Conner and Pippa waited patiently while my heart pounded. Would this be the first glimpse into Galloway’s thoughts? The first time I’d learn what he was feeling because he damn well sure never talked about it.
Turning his back on the script, he hobbled past us, leaving us to catch up. The children dashed ahead, but I couldn’t stop my curiosity. Taking a few steps back, I stood over his words and tears filled my eyes.
I’m sick of not knowing if I’m healed or disabled for the rest of my life. I want my splint off so I know either way.
I looked at him making his way slowly up the beach. He didn’t look back. He didn’t make eye contact or give any glint that he wanted to discuss.
Not that he needed to.
It was perfectly self-explanatory.
His fear was genuine. His terror was tangible.
And it wouldn’t be the tide that made his wish come true.
It would be me.
Chapter Thirty-Four
...............................................
G A L L O W A Y
......
TOUCH.
She finally touched me.
And I let her.
Her fingers were hypnotically soft; moving over my face, across my lips, lingering on my throat.
My body instantly hardened.
I reached for her, but the touch dropped lower, across my sternum, along my lower belly, feathering on my hipbone to my thigh.
My cock stood up, begging to be granted the same treatment, but the touch vanished, tugging on something around my leg.
My teeth snapped together as the frustration I’d been fighting for months boiled over. Lashing out, I connected with hair.
Not a faceless face or dream-figmented breasts.
Hair.
Real.
My eyes flew open.
The dream ended.
And I shot upright only to slam back down again when I noticed it wasn’t a dream.
Estelle bowed over me. Her knees against my thigh, her fingers unbuckling the seat belts and fabric ties around my splint.
I sucked in a breath, whisper-hissing in the dark. “What the hell do you think you’re doing?”
Her eyes flashed then skittered across the camp to Pip and Conner. They slept in individual beds tonight, not needing each other’s support from the lonely memories of being parentless.
She froze. “I’m doing what you want.”
“What I want?”
A Technicolor porno unravelled in my head. What I wanted was her mouth on my cock. What I wanted was her straddling my hips and me thrusting into her tight, hot heat.
What I wanted was her.
A thousand times her.
I gritted my teeth; balled my hands.
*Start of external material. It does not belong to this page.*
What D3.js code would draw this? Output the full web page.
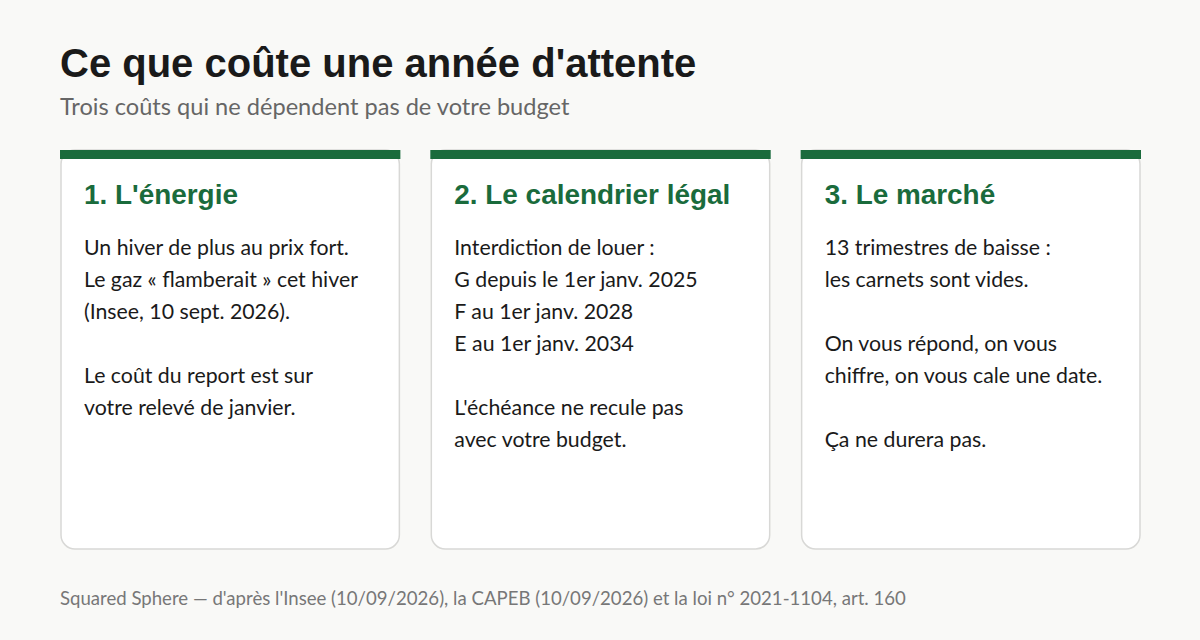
<!DOCTYPE html>
<html><head><meta charset="utf-8">
<script src="https://cdn.jsdelivr.net/npm/d3@7"></script>
<style>body{margin:0;background:#f9f9f7;}</style></head>
<body><svg id="c" width="1200" height="640"></svg>
<script>
const title = "Ce que coûte une année d'attente";
const subtitle = "Trois coûts qui ne dépendent pas de votre budget";
const cardTitles = ["1. L'énergie", "2. Le calendrier légal", "3. Le marché"];
const cardLines = [
  ["Un hiver de plus au prix fort.", "Le gaz « flamberait » cet hiver", "(Insee, 10 sept. 2026).", "", "Le coût du report est sur", "votre relevé de janvier."],
  ["Interdiction de louer :", "G depuis le 1er janv. 2025", "F au 1er janv. 2028", "E au 1er janv. 2034", "", "L'échéance ne recule pas", "avec votre budget."],
  ["13 trimestres de baisse :", "les carnets sont vides.", "", "On vous répond, on vous", "chiffre, on vous cale une date.", "", "Ça ne durera pas."]
];
const source = "Squared Sphere — d'après l'Insee (10/09/2026), la CAPEB (10/09/2026) et la loi n° 2021-1104, art. 160";

const svg = d3.select("#c");
svg.append("rect").attr("width",1200).attr("height",640).attr("fill","#f9f9f7");
svg.append("text").attr("x",60).attr("y",77).text(title)
  .attr("font-family","Liberation Sans, Arial, sans-serif").attr("font-weight","bold").attr("font-size",40).attr("fill","#1a1a1a");
svg.append("text").attr("x",60).attr("y",115).text(subtitle)
  .attr("font-family","Lato, sans-serif").attr("font-size",23.6).attr("fill","#666");

const x = d3.scaleBand().domain(d3.range(cardTitles.length)).range([60,1141]).paddingInner(30/371);
const green = "#1a6b3c";
const g = svg.selectAll("g.card").data(cardTitles).join("g").attr("class","card")
  .attr("transform",(d,i)=>`translate(${x(i)},150)`);
g.append("rect").attr("x",1).attr("y",0).attr("width",x.bandwidth()-2).attr("height",399)
  .attr("rx",14).attr("fill","#fff").attr("stroke","#d8d8d6").attr("stroke-width",1.5);
g.append("rect").attr("width",x.bandwidth()).attr("height",9).attr("fill",green);
g.append("text").attr("x",24).attr("y",54).text(d=>d)
  .attr("font-family","Liberation Sans, Arial, sans-serif").attr("font-weight","bold").attr("font-size",27.9).attr("fill",green);
g.each(function(d,i){
  d3.select(this).selectAll("text.l").data(cardLines[i]).join("text").attr("class","l")
    .attr("x",24).attr("y",(t,j)=>105+j*32).text(t=>t)
    .attr("font-family","Lato, sans-serif").attr("font-size",21.3).attr("fill","#1a1a1a");
});
svg.append("text").attr("x",60).attr("y",605).text(source)
  .attr("font-family","Lato, sans-serif").attr("font-size",18.6).attr("fill","#777");
</script></body></html>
I did everything I could to fight the undeniable urges volcanoing in my blood.
“Estelle, I suggest you move away from me.”
I gave her a warning.
I was a gentleman.
If I touched her now, kissed her, fucked her...it would be her fault for coming too close when she knew the uncrossable boundaries between us.
“Just tolerate me for a few seconds and then I’ll be gone.” Her eyes dropped back to my thigh.
Tolerate?
She thought I couldn’t tolerate her?
Shit, I was in love with her. I spent my days falling more and more into goddamn love with her, and she thought I could barely tolerate her?
Stupid, stupid woman.
I couldn’t do it.
I sat up to push her away but the last band of my splint came away and the two sticks clunked to the sand, freeing me.
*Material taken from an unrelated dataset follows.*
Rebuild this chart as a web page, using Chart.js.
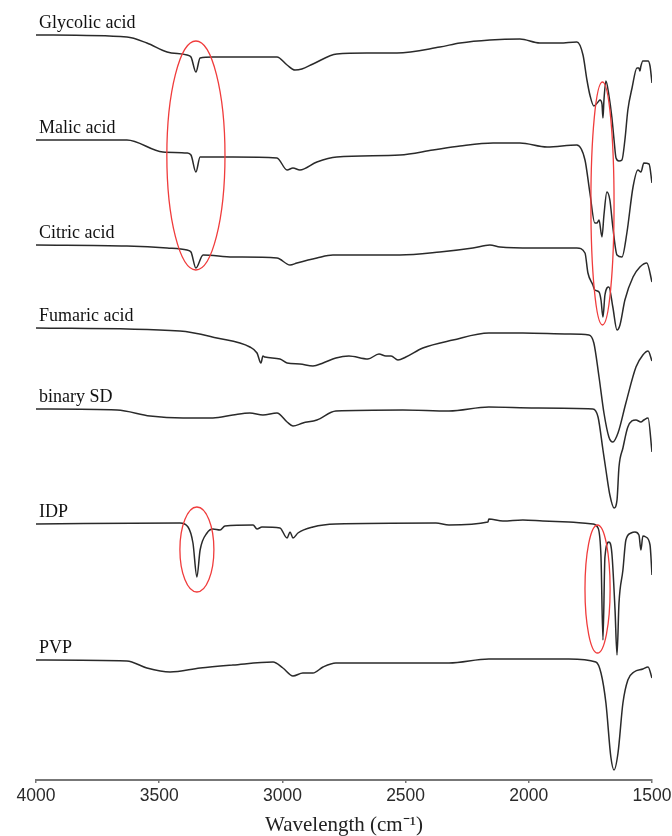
<!DOCTYPE html>
<html>
<head>
<meta charset="utf-8">
<script src="https://cdn.jsdelivr.net/npm/chart.js@4"></script>
<style>
html,body{margin:0;padding:0;background:#fff;}
canvas{display:block;}
</style>
</head>
<body>
<canvas id="c" width="672" height="836"></canvas>
<script>
// ---- data (wavenumber in cm-1, transmittance offset in arbitrary units) ----
const seriesNames = ["Glycolic acid","Malic acid","Citric acid","Fumaric acid","binary SD","IDP","PVP"];
const xTicks = [4000,3500,3000,2500,2000,1500];

const glycolicX = [4000,3631,3550,3468,3387,3371,3351,3334,3282,3022,2981,2949,2921,2876,2779,2657,2535,2361,2279,2158,2036,1955,1874,1805,1780,1764,1752,1736,1719,1711,1703,1699,1695,1687,1675,1663,1654,1646,1634,1622,1610,1598,1581,1561,1553,1549,1545,1537,1516,1508,1500];
const glycolicY = [74.5,74.3,73.7,72.8,72.5,72.3,70.8,72.2,72.3,72.3,71.5,71.0,71.1,71.6,72.6,72.7,72.7,73.3,73.7,74.0,74.1,73.7,73.7,73.8,72.5,70.0,68.5,67.4,67.8,68.0,67.6,66.2,68.0,69.9,68.5,66.3,64.0,62.2,61.9,62.0,64.0,67.0,69.2,71.2,71.2,70.9,71.4,71.9,71.9,71.4,69.7];

const malicX = [4000,3631,3485,3387,3371,3351,3334,3201,3022,2981,2957,2929,2860,2779,2523,2389,2279,2145,2036,1926,1805,1772,1752,1732,1723,1715,1703,1695,1683,1671,1659,1642,1622,1602,1577,1557,1545,1533,1512,1500];
const malicY = [64.0,64.0,62.8,62.7,62.5,60.8,62.3,62.3,62.2,61.0,61.2,61.0,61.8,62.3,62.5,63.0,63.4,63.7,63.7,63.3,63.5,62.0,58.7,55.7,55.7,56.0,54.3,56.5,58.8,58.0,55.3,52.5,52.3,54.7,59.3,61.0,60.8,61.7,61.6,59.7];

const citricX = [4000,3631,3468,3387,3371,3351,3322,3201,3022,2969,2941,2860,2795,2523,2361,2227,2158,2117,1983,1805,1772,1760,1740,1732,1715,1707,1699,1691,1675,1659,1642,1630,1610,1577,1549,1521,1500];
const citricY = [53.5,53.4,53.2,53.0,52.8,51.2,52.5,52.3,52.2,51.5,51.7,52.2,52.5,52.5,52.8,53.2,53.5,53.3,53.2,53.2,52.7,50.7,49.5,49.0,48.8,48.0,46.3,48.5,49.3,47.3,45.0,45.5,48.0,50.3,51.3,51.7,49.8];

const fumaricX = [4000,3416,3266,3132,3103,3087,3079,3071,3010,2981,2929,2876,2835,2783,2730,2653,2608,2580,2559,2531,2499,2430,2308,2162,2024,1837,1756,1736,1715,1695,1675,1659,1638,1606,1565,1537,1516,1500];
const fumaricY = [45.2,44.9,44.2,43.3,42.7,41.7,42.4,42.3,42.1,41.7,41.6,41.4,41.7,42.2,42.4,42.1,42.6,42.4,42.4,42.0,42.3,43.2,44.0,44.7,44.7,44.6,44.5,43.7,40.3,36.7,34.3,33.8,34.7,37.7,41.3,42.5,42.9,41.9];

const binaryX = [4000,3671,3537,3403,3282,3201,3132,3079,3022,2981,2957,2917,2860,2783,2511,2324,2162,1971,1740,1719,1699,1687,1671,1654,1642,1634,1618,1598,1565,1545,1533,1516,1500];
const binaryY = [37.1,37.0,36.4,36.2,36.2,36.5,36.7,36.5,36.7,35.8,35.4,35.7,36.0,36.9,37.0,36.9,37.3,37.2,37.1,36.3,33.0,31.0,28.5,27.2,28.0,31.3,33.2,35.3,36.0,35.8,36.0,36.2,32.8];

const idpX = [4000,3416,3383,3363,3347,3334,3306,3282,3253,3233,3119,3103,3083,3010,2981,2969,2957,2937,2876,2783,2377,2324,2166,2162,2105,2024,1943,1837,1740,1719,1707,1699,1691,1675,1663,1650,1642,1634,1618,1606,1585,1569,1553,1545,1537,1525,1508,1500];
const idpY = [25.6,25.7,25.3,23.7,20.3,23.0,24.7,25.1,25.0,25.4,25.5,25.1,25.3,25.2,24.2,24.8,24.2,24.7,25.3,25.6,25.7,25.5,25.8,26.1,25.9,26.0,25.9,25.8,25.6,25.2,22.3,14.0,22.3,23.8,22.7,17.0,12.5,17.7,21.0,24.0,24.7,24.8,24.5,23.0,24.4,24.3,23.5,20.5];

const pvpX = [4000,3631,3550,3456,3334,3201,3038,2998,2957,2917,2876,2835,2783,2324,2162,1971,1837,1728,1707,1687,1667,1654,1638,1618,1598,1573,1537,1516,1500];
const pvpY = [12.0,11.9,11.2,10.8,11.2,11.5,11.8,11.2,10.4,10.7,10.7,11.3,11.7,11.7,12.1,12.1,12.1,11.8,10.7,7.7,2.3,1.0,2.7,7.7,10.0,10.8,11.1,11.3,10.2];

// highlight ellipses: centre wavenumber, centre value, half-width (cm-1), half-height (a.u.)
const ellipseCenterX = [3351,1701,3347,1721];
const ellipseCenterY = [62.45,57.65,23.05,19.1];
const ellipseHalfW = [118,47,69,51];
const ellipseHalfH = [11.45,12.15,4.25,6.4];

const allX = [glycolicX,malicX,citricX,fumaricX,binaryX,idpX,pvpX];
const allY = [glycolicY,malicY,citricY,fumaricY,binaryY,idpY,pvpY];

const datasets = seriesNames.map((name,i)=>({
  label:name,
  data: allX[i].map((x,j)=>({x:x,y:allY[i][j]})),
  borderColor:'#2a2a2a',
  borderWidth:1.5,
  pointRadius:0,
  fill:false,
  cubicInterpolationMode:'monotone'
}));

const annotPlugin = {
  id:'annot',
  afterDatasetsDraw(chart){
    const {ctx, scales:{x,y}} = chart;
    ctx.save();
    // red ellipses
    ctx.strokeStyle = '#f03c3c';
    ctx.lineWidth = 1.3;
    for(let i=0;i<ellipseCenterX.length;i++){
      const cx = x.getPixelForValue(ellipseCenterX[i]);
      const cy = y.getPixelForValue(ellipseCenterY[i]);
      const rx = Math.abs(x.getPixelForValue(ellipseCenterX[i]+ellipseHalfW[i]) - cx);
      const ry = Math.abs(y.getPixelForValue(ellipseCenterY[i]+ellipseHalfH[i]) - cy);
      ctx.beginPath();
      ctx.ellipse(cx,cy,rx,ry,0,0,Math.PI*2);
      ctx.stroke();
    }
    // series labels
    ctx.fillStyle = '#111';
    ctx.font = '18px "Liberation Serif", "Times New Roman", serif';
    ctx.textBaseline = 'alphabetic';
    ctx.textAlign = 'left';
    for(let i=0;i<seriesNames.length;i++){
      const px = x.getPixelForValue(allX[i][0]) + 3;
      const py = y.getPixelForValue(allY[i][0]) - 7;
      ctx.fillText(seriesNames[i], px, py);
    }
    ctx.restore();
  }
};

new Chart(document.getElementById('c'),{
  type:'line',
  data:{datasets},
  options:{
    responsive:false,
    devicePixelRatio:1,
    animation:false,
    layout:{padding:{left:36,right:20,top:10,bottom:0}},
    plugins:{legend:{display:false},tooltip:{enabled:false}},
    scales:{
      x:{
        type:'linear',
        reverse:true,
        min:1500,max:4000,
        afterBuildTicks(scale){ scale.ticks = xTicks.map(v=>({value:v})); },
        afterFit(scale){ scale.height = 56; scale.paddingLeft = 0; scale.paddingRight = 0; },
        grid:{display:true,drawOnChartArea:false,drawTicks:true,tickLength:3,color:'#777',lineWidth:1.5},
        border:{display:true,color:'#777',width:2},
        ticks:{
          padding:3,
          maxRotation:0,
          color:'#2a2a2a',
          font:{family:'"Liberation Sans", Arial, sans-serif',size:17.5},
          callback:(v)=>String(v)
        },
        title:{
          display:true,
          text:'Wavelength (cm\u207B\u00B9)',
          color:'#222',
          font:{family:'"Liberation Serif", "Times New Roman", serif',size:21,lineHeight:1},
          padding:{top:0,bottom:0}
        }
      },
      y:{
        display:false,
        min:0,max:77
      }
    }
  },
  plugins:[annotPlugin]
});
</script>
</body>
</html>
I groaned in relief. The support had kept my ankle straight, but hell, it’d been heavy and uncomfortable.
She smiled in the darkness. “Feel better?”
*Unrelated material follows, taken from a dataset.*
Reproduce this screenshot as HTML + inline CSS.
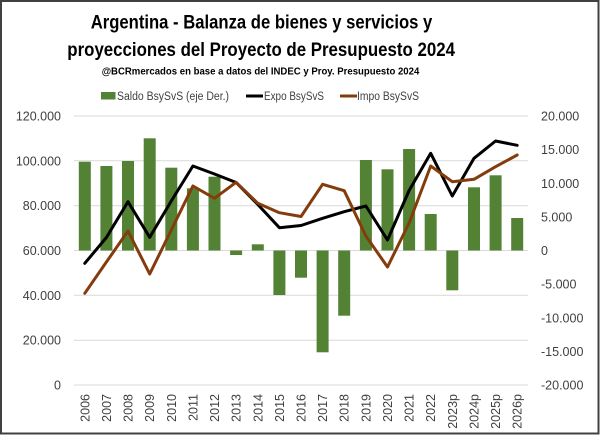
<!DOCTYPE html>
<html>
<head>
<meta charset="utf-8">
<style>
  html, body { margin: 0; padding: 0; background: #fff; }
  svg { display: block; }
  .t { font-family: "Liberation Sans Narrow", "Liberation Sans", sans-serif; font-weight: bold; fill: #000; }
  .ax { font-family: "Liberation Sans", sans-serif; font-size: 12.5px; fill: #404040; }
  .lg { font-family: "Liberation Sans", sans-serif; font-size: 11.5px; fill: #404040; }
</style>
</head>
<body>
<svg width="600" height="435" viewBox="0 0 600 435" xmlns="http://www.w3.org/2000/svg">
  <rect x="0" y="0" width="600" height="435" fill="#fff"/>
  <rect x="1" y="1" width="597.5" height="432.5" fill="none" stroke="#404040" stroke-width="2"/>

  <!-- Titles -->
  <text class="t" x="90.7" y="28.5" font-size="19" textLength="341.6" lengthAdjust="spacingAndGlyphs">Argentina - Balanza de bienes y servicios y</text>
  <text class="t" x="67.3" y="56" font-size="19" textLength="387.7" lengthAdjust="spacingAndGlyphs">proyecciones del Proyecto de Presupuesto 2024</text>
  <text class="t" x="101.7" y="74.5" font-size="10.5" textLength="317.6" lengthAdjust="spacingAndGlyphs">@BCRmercados en base a datos del INDEC y Proy. Presupuesto 2024</text>

  <!-- Legend -->
  <rect x="101" y="92" width="14.5" height="7.5" fill="#548235"/>
  <text class="lg" x="117" y="100" textLength="112" lengthAdjust="spacingAndGlyphs">Saldo BsySvS (eje Der.)</text>
  <line x1="246" y1="96" x2="263" y2="96" stroke="#000" stroke-width="3"/>
  <text class="lg" x="264" y="100" textLength="60" lengthAdjust="spacingAndGlyphs">Expo BsySvS</text>
  <line x1="340" y1="96" x2="357" y2="96" stroke="#843C0C" stroke-width="3"/>
  <text class="lg" x="357" y="100" textLength="62" lengthAdjust="spacingAndGlyphs">Impo BsySvS</text>

  <!-- Gridlines -->
  <g stroke="#d9d9d9" stroke-width="1">
    <line x1="74" y1="116" x2="528" y2="116"/>
    <line x1="74" y1="160.8" x2="528" y2="160.8"/>
    <line x1="74" y1="205.7" x2="528" y2="205.7"/>
    <line x1="74" y1="250.5" x2="528" y2="250.5"/>
    <line x1="74" y1="295.3" x2="528" y2="295.3"/>
    <line x1="74" y1="340.2" x2="528" y2="340.2"/>
    <line x1="74" y1="385" x2="528" y2="385"/>
  </g>

  <!-- Left axis labels -->
  <g class="ax" text-anchor="end">
    <text x="61" y="120.5">120.000</text>
    <text x="61" y="165.3">100.000</text>
    <text x="61" y="210.2">80.000</text>
    <text x="61" y="255">60.000</text>
    <text x="61" y="299.8">40.000</text>
    <text x="61" y="344.7">20.000</text>
    <text x="61" y="389.5">0</text>
  </g>

  <!-- Right axis labels -->
  <g class="ax" text-anchor="start">
    <text x="541" y="120.5">20.000</text>
    <text x="541" y="154.1">15.000</text>
    <text x="541" y="187.8">10.000</text>
    <text x="541" y="221.4">5.000</text>
    <text x="541" y="255">0</text>
    <text x="541" y="288.6">-5.000</text>
    <text x="541" y="322.3">-10.000</text>
    <text x="541" y="355.9">-15.000</text>
    <text x="541" y="389.5">-20.000</text>
  </g>

  <!-- Bars (right axis) -->
  <g fill="#548235">
    <rect x="78.8" y="161.7" width="12" height="88.8"/>
    <rect x="100.4" y="166" width="12" height="84.5"/>
    <rect x="122" y="161" width="12" height="89.5"/>
    <rect x="143.7" y="138.3" width="12" height="112.2"/>
    <rect x="165.3" y="167.7" width="12" height="82.8"/>
    <rect x="186.9" y="188.3" width="12" height="62.2"/>
    <rect x="208.5" y="176.7" width="12" height="73.8"/>
    <rect x="230.1" y="250.5" width="12" height="4.5"/>
    <rect x="251.8" y="244.3" width="12" height="6.2"/>
    <rect x="273.4" y="250.5" width="12" height="44.5"/>
    <rect x="295" y="250.5" width="12" height="27.2"/>
    <rect x="316.6" y="250.5" width="12" height="101.8"/>
    <rect x="338.2" y="250.5" width="12" height="65.2"/>
    <rect x="359.9" y="160" width="12" height="90.5"/>
    <rect x="381.5" y="169.3" width="12" height="81.2"/>
    <rect x="403.1" y="149" width="12" height="101.5"/>
    <rect x="424.7" y="214" width="12" height="36.5"/>
    <rect x="446.3" y="250.5" width="12" height="39.8"/>
    <rect x="468" y="187.3" width="12" height="63.2"/>
    <rect x="489.6" y="175.3" width="12" height="75.2"/>
    <rect x="511.2" y="218" width="12" height="32.5"/>
  </g>

  <!-- Expo line -->
  <polyline fill="none" stroke="#000" stroke-width="3" stroke-linejoin="round" stroke-linecap="round"
    points="84.8,263.3 106.4,237.5 128,201.7 149.7,237.3 171.3,201 192.9,166 214.5,174 236.1,182.5 257.8,204.5 279.4,227.7 301,225.5 322.6,218.3 344.2,211.7 365.9,206 387.5,240 409.1,190.5 430.7,153.3 452.3,196 474,158.3 495.6,141 517.2,145.3"/>

  <!-- Impo line -->
  <polyline fill="none" stroke="#843C0C" stroke-width="3" stroke-linejoin="round" stroke-linecap="round"
    points="84.8,293.3 106.4,262 128,231 149.7,274 171.3,230 192.9,186 214.5,198.3 236.1,182.3 257.8,203.3 279.4,212.7 301,216.5 322.6,184.3 344.2,190.7 365.9,236 387.5,267 409.1,223 430.7,166 452.3,181.7 474,179.3 495.6,166.7 517.2,155"/>

  <!-- X axis labels -->
  <g class="ax" text-anchor="end">
    <text transform="translate(89.3,394) rotate(-90)">2006</text>
    <text transform="translate(110.9,394) rotate(-90)">2007</text>
    <text transform="translate(132.5,394) rotate(-90)">2008</text>
    <text transform="translate(154.2,394) rotate(-90)">2009</text>
    <text transform="translate(175.8,394) rotate(-90)">2010</text>
    <text transform="translate(197.4,394) rotate(-90)">2011</text>
    <text transform="translate(219,394) rotate(-90)">2012</text>
    <text transform="translate(240.6,394) rotate(-90)">2013</text>
    <text transform="translate(262.3,394) rotate(-90)">2014</text>
    <text transform="translate(283.9,394) rotate(-90)">2015</text>
    <text transform="translate(305.5,394) rotate(-90)">2016</text>
    <text transform="translate(327.1,394) rotate(-90)">2017</text>
    <text transform="translate(348.7,394) rotate(-90)">2018</text>
    <text transform="translate(370.4,394) rotate(-90)">2019</text>
    <text transform="translate(392,394) rotate(-90)">2020</text>
    <text transform="translate(413.6,394) rotate(-90)">2021</text>
    <text transform="translate(435.2,394) rotate(-90)">2022</text>
    <text transform="translate(456.8,394) rotate(-90)">2023p</text>
    <text transform="translate(478.5,394) rotate(-90)">2024p</text>
    <text transform="translate(500.1,394) rotate(-90)">2025p</text>
    <text transform="translate(521.7,394) rotate(-90)">2026p</text>
  </g>
</svg>
</body>
</html>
I’d feel better with you lying on top of me.
I swallowed, nodding tightly. “Yes. Now, go away.”
Even as I said it, her eyes fell from my mouth to the raging hard-on between my legs. My heart waged war on every other organ. “Estelle...”
“Yes?” Her normal breath turned into tormenting pants.
“Get away from me.”
Hurt clashed in her eyes. She dropped her head. “I’m sorry.”
“I don’t know what for. But it’s time for you to leave.”
“I’m sorry for what I said that night.”
“What night?”
I knew exactly what night. The night she told me she wanted nothing to bloody do with me.
Her gaze flashed. “You know what.”
I chuckled caustically. “Oh, you mean the night you said you didn’t want me? That night?” I brushed aside my long hair. “Don’t worry about it. It’s fine. I’m over it.” Sitting a little higher, I growled, “Goodnight.”
She didn’t move.
For a bloody age, she didn’t move and everything inside howled to grab her. I had the control of a priestly saint not to fist her hair and kiss her—regardless what she said before.
But I didn’t.
Because I respected her.
And this island was too damn small to make a mistake with our friendship.
Because if I did kiss her, it would be a mistake.
And I’d made enough of those to last me a lifetime.
Finally, she moved. But not in the fashion I expected and needed. Oh hell no, her hand glided from her lap to my cock.
I jolted as if she’d shocked me with a hundred volts of power. “Goddammit, wha—what—” I couldn’t finish my sentence.
Her fingers stole my vocabulary as they wrapped sensually, possessively around my erection.